Partant de la réaffirmation de la communion de foi déjà existante, le Concile
Vatican II a tiré des conséquences pastorales utiles pour la vie concrète des
fidèles et pour la promotion de l'esprit d'unité. En raison des liens
sacramentels très étroits existant entre l'Église catholique et les Eglises
orthodoxes, le décret Orientalium Ecclesiarum a déclaré que « la
pratique pastorale montre qu'on peut et que l'on doit prendre en considération
les différentes situations des personnes prises individuellement, situations
dans lesquelles ni l'unité de l'Eglise n'est lésée, ni des périls à éviter ne
se présentent, mais dans lesquelles au contraire la nécessité du salut et le
bien spirituel des âmes constituent un besoin urgent. C'est pourquoi l'Eglise
catholique, en raison des circonstances de temps, de lieux et de personnes, a
souvent adopté et adopte un mode d'action plus indulgent, offrant à tous les
moyens de salut et le témoignage de la charité entre chrétiens par la
participation aux sacrements et aux autres célébrations et choses sacrées ».
Avec
l'expérience faite au cours des années de l'après-Concile, cette orientation
théologique et pastorale a été reprise par les deux [link] Codes
de Droit canonique.
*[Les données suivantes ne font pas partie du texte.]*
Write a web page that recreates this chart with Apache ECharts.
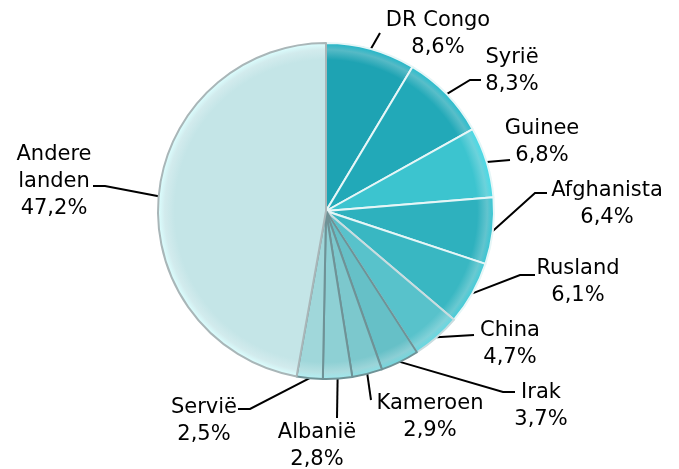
<!DOCTYPE html>
<html>
<head>
<meta charset="utf-8">
<script src="https://cdn.jsdelivr.net/npm/echarts@6/dist/echarts.min.js"></script>
<style>
  html, body { margin: 0; padding: 0; background: #fff; }
  #chart { width: 679px; height: 469px; }
</style>
</head>
<body>
<div id="chart"></div>
<script>
// landen en aandelen (%)
const countries = ['DR Congo', 'Syrië', 'Guinee', 'Afghanista', 'Rusland', 'China', 'Irak', 'Kameroen', 'Albanië', 'Servië', 'Andere\nlanden']
const shares = [8.6, 8.3, 6.8, 6.4, 6.1, 4.7, 3.7, 2.9, 2.8, 2.5, 47.2]

// kleuren per segment
const colors = ['#1ea3b3', '#22a9b8', '#3cc4cf', '#2eb1be', '#39b7c2', '#58c2cb', '#66c0c7', '#7cc8cd', '#8ed0d4', '#a0d7da', '#c4e5e7']
const borders = ['#e6f6f7', '#e6f6f7', '#e6f6f7', '#e6f6f7', '#e6f6f7', '#c9dcdf', '#6f9296', '#6f9296', '#6f9296', '#6f9296', '#a9b6b8']

// labelposities (midden van tekstblok), knikpunt en eindpunt van de lijn
const labelPos = [
  [438, 34], [512, 71], [542, 142], [607, 204], [578, 282], [510, 344],
  [541, 406], [430, 417], [317, 446], [204, 421], [54, 182]
]
const lineBend = [null, [470, 80], null, [535, 193], [520, 275], null, [503, 392], null, null, [250, 409], [105, 186]]
const lineEnd = [[380, 33], [481, 80], [510, 160], [547, 193], [535, 275], [474, 335], [515, 392], [371, 400], [337, 418], [238, 409], [93, 186]]

const CX = 326, CY = 211, R = 168

function fill (c) {
  return {
    type: 'radial', x: CX, y: CY, r: R, global: true,
    colorStops: [
      { offset: 0, color: c },
      { offset: 0.9, color: c },
      { offset: 0.96, color: echarts.color.lift(c, 0.25) },
      { offset: 1, color: echarts.color.lift(c, -0.12) }
    ]
  }
}

const chart = echarts.init(document.getElementById('chart'))

const option = {
  animation: false,
  series: [{
    type: 'pie',
    center: [CX, CY],
    radius: R,
    startAngle: 90,
    clockwise: true,
    data: countries.map((c, i) => ({
      name: c,
      value: shares[i],
      itemStyle: {
        color: fill(colors[i]),
        borderColor: borders[i],
        borderWidth: 2
      }
    })),
    label: {
      show: true,
      color: '#000',
      fontFamily: 'DejaVu Sans',
      fontSize: 21,
      lineHeight: 27,
      align: 'center',
      formatter: p => p.name + '\n' + p.value.toFixed(1).replace('.', ',') + '%'
    },
    labelLine: {
      show: true,
      lineStyle: { color: '#000', width: 2 }
    },
    labelLayout: p => {
      const i = p.dataIndex
      const pts = [p.labelLinePoints[0]]
      if (lineBend[i]) pts.push(lineBend[i])
      pts.push(lineEnd[i])
      return {
        x: labelPos[i][0],
        y: labelPos[i][1],
        align: 'center',
        verticalAlign: 'middle',
        labelLinePoints: pts
      }
    }
  }]
}

chart.setOption(option)
</script>
</body>
</html>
Elle a été explicitée du point de vue
pastoral par le Directoire pour l'application des principes et des normes
sur l'œcuménisme.
En cette
matière si importante et si délicate, il est nécessaire que les pasteurs
instruisent les fidèles avec soin, afin qu'ils connaissent clairement les
raisons précises de telles participations dans le culte liturgique de même que
des diverses disciplines existant à ce sujet.
On ne doit
jamais perdre de vue la dimension ecclésiologique de la participation aux
sacrements, surtout celle de la sainte Eucharistie.